PROBLEM STATEMENT> Transcribe every line from the top down to the line with "const yTicksA = [100, 200, 300, 400];", both ends included, but not the pictures.

============

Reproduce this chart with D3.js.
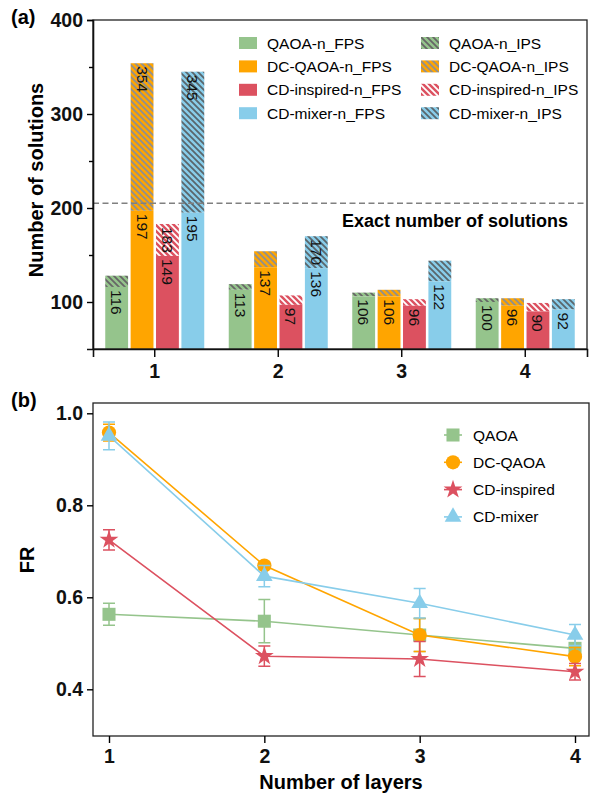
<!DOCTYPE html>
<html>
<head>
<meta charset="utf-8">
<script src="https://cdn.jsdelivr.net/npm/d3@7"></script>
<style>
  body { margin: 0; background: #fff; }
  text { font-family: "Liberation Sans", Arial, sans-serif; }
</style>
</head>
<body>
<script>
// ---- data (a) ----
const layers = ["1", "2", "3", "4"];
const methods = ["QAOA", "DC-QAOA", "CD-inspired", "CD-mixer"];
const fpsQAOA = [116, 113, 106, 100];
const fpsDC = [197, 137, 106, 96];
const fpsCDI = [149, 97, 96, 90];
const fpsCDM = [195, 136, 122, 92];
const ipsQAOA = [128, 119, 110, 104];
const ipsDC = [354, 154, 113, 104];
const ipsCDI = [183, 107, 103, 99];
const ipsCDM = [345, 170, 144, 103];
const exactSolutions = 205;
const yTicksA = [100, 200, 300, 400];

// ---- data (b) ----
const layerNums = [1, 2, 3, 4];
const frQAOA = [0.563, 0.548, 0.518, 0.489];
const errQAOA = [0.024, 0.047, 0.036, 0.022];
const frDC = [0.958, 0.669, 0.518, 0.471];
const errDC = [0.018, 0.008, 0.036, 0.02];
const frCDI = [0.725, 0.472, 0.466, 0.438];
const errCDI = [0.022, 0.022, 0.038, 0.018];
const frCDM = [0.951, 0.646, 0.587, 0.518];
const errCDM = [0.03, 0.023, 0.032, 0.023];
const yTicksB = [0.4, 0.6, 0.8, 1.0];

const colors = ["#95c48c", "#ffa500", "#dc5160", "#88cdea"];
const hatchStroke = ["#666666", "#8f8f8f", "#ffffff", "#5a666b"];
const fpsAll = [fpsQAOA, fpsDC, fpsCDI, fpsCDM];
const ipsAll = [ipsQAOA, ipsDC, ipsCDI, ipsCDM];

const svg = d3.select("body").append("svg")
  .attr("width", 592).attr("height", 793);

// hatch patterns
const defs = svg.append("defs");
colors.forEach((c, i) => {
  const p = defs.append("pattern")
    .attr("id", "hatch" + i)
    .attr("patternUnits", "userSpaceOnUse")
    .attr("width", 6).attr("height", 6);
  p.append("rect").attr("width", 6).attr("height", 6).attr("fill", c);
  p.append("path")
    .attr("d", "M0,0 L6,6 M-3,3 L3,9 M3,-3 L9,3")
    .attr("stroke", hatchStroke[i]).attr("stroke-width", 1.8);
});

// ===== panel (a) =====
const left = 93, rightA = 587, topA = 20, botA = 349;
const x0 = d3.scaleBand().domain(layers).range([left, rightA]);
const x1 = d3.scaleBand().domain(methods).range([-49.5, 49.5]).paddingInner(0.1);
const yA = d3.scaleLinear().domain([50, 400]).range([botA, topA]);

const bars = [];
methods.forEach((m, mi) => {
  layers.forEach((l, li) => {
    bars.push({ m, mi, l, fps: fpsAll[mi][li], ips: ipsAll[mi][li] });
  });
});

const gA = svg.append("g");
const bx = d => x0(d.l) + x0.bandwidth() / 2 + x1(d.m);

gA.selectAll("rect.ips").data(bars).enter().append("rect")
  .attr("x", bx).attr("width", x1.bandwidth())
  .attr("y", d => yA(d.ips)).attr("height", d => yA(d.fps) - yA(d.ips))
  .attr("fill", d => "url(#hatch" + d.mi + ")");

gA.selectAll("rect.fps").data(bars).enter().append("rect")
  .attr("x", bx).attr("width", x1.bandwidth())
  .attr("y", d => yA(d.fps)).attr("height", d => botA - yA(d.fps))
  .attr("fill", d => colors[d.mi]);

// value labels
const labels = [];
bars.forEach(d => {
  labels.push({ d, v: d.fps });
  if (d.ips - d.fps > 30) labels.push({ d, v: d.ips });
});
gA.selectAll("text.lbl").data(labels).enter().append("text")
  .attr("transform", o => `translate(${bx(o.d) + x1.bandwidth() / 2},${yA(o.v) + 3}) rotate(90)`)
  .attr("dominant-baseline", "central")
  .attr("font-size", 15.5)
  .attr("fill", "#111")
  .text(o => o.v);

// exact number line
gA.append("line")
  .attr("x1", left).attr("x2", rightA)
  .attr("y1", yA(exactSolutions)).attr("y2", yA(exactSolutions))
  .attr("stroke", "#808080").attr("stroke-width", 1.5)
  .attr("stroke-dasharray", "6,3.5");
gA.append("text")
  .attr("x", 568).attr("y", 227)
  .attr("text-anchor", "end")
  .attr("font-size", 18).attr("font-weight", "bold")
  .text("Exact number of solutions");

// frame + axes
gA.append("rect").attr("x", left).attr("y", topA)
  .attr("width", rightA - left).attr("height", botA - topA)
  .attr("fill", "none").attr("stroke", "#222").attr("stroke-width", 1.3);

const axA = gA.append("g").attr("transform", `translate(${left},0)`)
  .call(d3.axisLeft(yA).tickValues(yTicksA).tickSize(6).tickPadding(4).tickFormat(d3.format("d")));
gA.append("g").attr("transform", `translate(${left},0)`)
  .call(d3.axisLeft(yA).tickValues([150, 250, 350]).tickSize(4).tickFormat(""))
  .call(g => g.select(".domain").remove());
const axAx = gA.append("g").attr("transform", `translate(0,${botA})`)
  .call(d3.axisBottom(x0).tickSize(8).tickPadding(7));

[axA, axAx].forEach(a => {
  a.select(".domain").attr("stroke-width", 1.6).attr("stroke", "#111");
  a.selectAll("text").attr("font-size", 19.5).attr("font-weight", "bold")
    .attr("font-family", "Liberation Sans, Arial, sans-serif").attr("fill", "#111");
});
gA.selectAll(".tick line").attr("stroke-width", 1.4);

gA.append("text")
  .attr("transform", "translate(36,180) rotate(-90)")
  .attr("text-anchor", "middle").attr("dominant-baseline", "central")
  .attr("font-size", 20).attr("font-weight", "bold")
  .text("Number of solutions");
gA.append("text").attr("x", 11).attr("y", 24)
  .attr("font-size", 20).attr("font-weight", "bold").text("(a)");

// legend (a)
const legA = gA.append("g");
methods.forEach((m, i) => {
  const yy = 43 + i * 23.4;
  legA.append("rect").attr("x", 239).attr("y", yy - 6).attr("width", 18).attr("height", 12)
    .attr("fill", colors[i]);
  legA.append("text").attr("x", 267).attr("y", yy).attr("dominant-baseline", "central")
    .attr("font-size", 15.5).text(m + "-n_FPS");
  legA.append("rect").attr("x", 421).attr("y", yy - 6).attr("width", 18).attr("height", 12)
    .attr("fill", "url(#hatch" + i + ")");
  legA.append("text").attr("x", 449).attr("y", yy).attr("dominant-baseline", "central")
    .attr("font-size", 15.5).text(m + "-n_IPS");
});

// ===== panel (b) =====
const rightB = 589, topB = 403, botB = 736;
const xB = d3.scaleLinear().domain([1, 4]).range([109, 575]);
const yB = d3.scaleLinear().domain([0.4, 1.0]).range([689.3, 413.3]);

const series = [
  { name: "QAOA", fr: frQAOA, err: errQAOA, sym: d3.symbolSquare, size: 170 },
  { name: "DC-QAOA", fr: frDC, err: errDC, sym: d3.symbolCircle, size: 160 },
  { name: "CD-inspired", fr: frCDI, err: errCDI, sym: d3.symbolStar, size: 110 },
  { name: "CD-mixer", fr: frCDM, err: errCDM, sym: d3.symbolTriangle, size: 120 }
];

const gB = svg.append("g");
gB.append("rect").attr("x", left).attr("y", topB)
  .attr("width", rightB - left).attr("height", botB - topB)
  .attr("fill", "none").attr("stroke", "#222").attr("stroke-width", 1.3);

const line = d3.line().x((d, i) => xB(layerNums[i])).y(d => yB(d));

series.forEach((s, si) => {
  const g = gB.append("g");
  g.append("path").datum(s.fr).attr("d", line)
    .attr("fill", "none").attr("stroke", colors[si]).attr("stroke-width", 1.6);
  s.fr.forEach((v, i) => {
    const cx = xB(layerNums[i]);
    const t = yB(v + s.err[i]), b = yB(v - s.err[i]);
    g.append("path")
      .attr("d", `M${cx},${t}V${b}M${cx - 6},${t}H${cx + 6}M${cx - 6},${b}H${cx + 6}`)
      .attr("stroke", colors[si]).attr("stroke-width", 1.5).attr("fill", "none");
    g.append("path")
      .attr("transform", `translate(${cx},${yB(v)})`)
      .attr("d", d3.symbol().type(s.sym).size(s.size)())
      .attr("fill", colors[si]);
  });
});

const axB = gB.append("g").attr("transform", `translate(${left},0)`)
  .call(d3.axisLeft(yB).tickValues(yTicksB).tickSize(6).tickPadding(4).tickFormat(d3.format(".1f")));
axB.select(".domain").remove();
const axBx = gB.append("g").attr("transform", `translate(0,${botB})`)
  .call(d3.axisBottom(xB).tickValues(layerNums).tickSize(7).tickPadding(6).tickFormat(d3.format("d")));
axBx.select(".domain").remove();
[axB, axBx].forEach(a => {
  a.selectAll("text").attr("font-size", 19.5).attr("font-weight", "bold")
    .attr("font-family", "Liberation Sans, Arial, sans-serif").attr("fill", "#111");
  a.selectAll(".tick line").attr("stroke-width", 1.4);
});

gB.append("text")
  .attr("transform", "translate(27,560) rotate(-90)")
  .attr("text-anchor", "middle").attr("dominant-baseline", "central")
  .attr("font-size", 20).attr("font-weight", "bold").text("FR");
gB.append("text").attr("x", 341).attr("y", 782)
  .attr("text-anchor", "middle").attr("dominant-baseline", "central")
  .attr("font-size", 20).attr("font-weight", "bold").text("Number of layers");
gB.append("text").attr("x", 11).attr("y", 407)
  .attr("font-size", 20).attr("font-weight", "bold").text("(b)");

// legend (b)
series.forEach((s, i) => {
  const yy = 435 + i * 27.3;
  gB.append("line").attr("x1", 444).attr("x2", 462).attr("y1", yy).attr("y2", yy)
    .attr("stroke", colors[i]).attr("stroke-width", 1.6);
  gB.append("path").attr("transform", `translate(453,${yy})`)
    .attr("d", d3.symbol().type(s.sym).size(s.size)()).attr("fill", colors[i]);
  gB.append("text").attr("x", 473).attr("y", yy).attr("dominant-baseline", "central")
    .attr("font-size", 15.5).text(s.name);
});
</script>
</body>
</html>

============

RESULT>
Reproduce this chart with D3.js.
<!DOCTYPE html>
<html>
<head>
<meta charset="utf-8">
<script src="https://cdn.jsdelivr.net/npm/d3@7"></script>
<style>
  body { margin: 0; background: #fff; }
  text { font-family: "Liberation Sans", Arial, sans-serif; }
</style>
</head>
<body>
<script>
// ---- data (a) ----
const layers = ["1", "2", "3", "4"];
const methods = ["QAOA", "DC-QAOA", "CD-inspired", "CD-mixer"];
const fpsQAOA = [116, 113, 106, 100];
const fpsDC = [197, 137, 106, 96];
const fpsCDI = [149, 97, 96, 90];
const fpsCDM = [195, 136, 122, 92];
const ipsQAOA = [128, 119, 110, 104];
const ipsDC = [354, 154, 113, 104];
const ipsCDI = [183, 107, 103, 99];
const ipsCDM = [345, 170, 144, 103];
const exactSolutions = 205;
const yTicksA = [100, 200, 300, 400];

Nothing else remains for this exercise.